Views differ on May 4 event

Fox Yi Hu

Last week, students from all over the mainland, Hong Kong and Macau commemorated the 87th anniversary of China's May Fourth Movement.

On the afternoon of May 4, 1919, more than 3,000 Beijing students staged a protest against foreign domination of their country and the inaction of a corrupt Chinese government.

The protest triggered a huge cultural and political campaign - the May Fourth Movement - which sought to change traditional Chinese values and introduce democracy to the country.

In remembrance of the movement, May 4 was officially named Youth Day on the mainland.

In Hong Kong last Thursday, hundreds of students attended a flag-raising ceremony at Golden Bauhinia Square in Wan Chai to mark the occasion.

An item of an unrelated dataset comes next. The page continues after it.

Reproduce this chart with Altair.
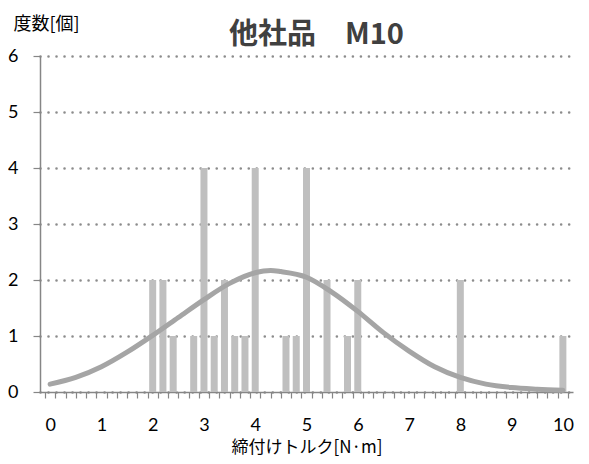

In Macau, student leaders from the mainland, Taiwan, Hong Kong and Macau were invited by the Macau Chinese Student Association to share their views on the movement.

Students from different regions have different views about this historical event.

Zhi Xuming, a fourth year student at Guangdong University of Technology, stressed the patriotic element of the movement. 'It was a patriotic movement launched by students to save the country,' he said. 'By remembering history, we can better plan our future and contribute to the nation's prosperity.'

However, Peng Hui-shan from Taiwan's Tamkang University said: 'Our history textbooks refer to it as a literature movement. We don't commemorate May 4 in Taiwan. Instead, we celebrate Youth Day on March 29.'

In Taiwan, May 4 is known as Literary Day.

Tiffany Sung Kit-ying, a fourth year student at Chu Hai College of Higher Education in Hong Kong, said the movement put the spotlight on youth involvement in politics.

Ng Chi-neng from the University of Macau provided a relatively comprehensive description of the movement, although, like Xuming and Kit-ying, she missed the literary element mentioned by Hui-shan.

'It was a wake-up call in which students tried to save the country and restore its dignity,' she said, 'It was a huge movement that affected the whole country.'

But the four students were reluctant to talk about another historic mainland student movement - the Tiananmen Square demonstrations in 1989.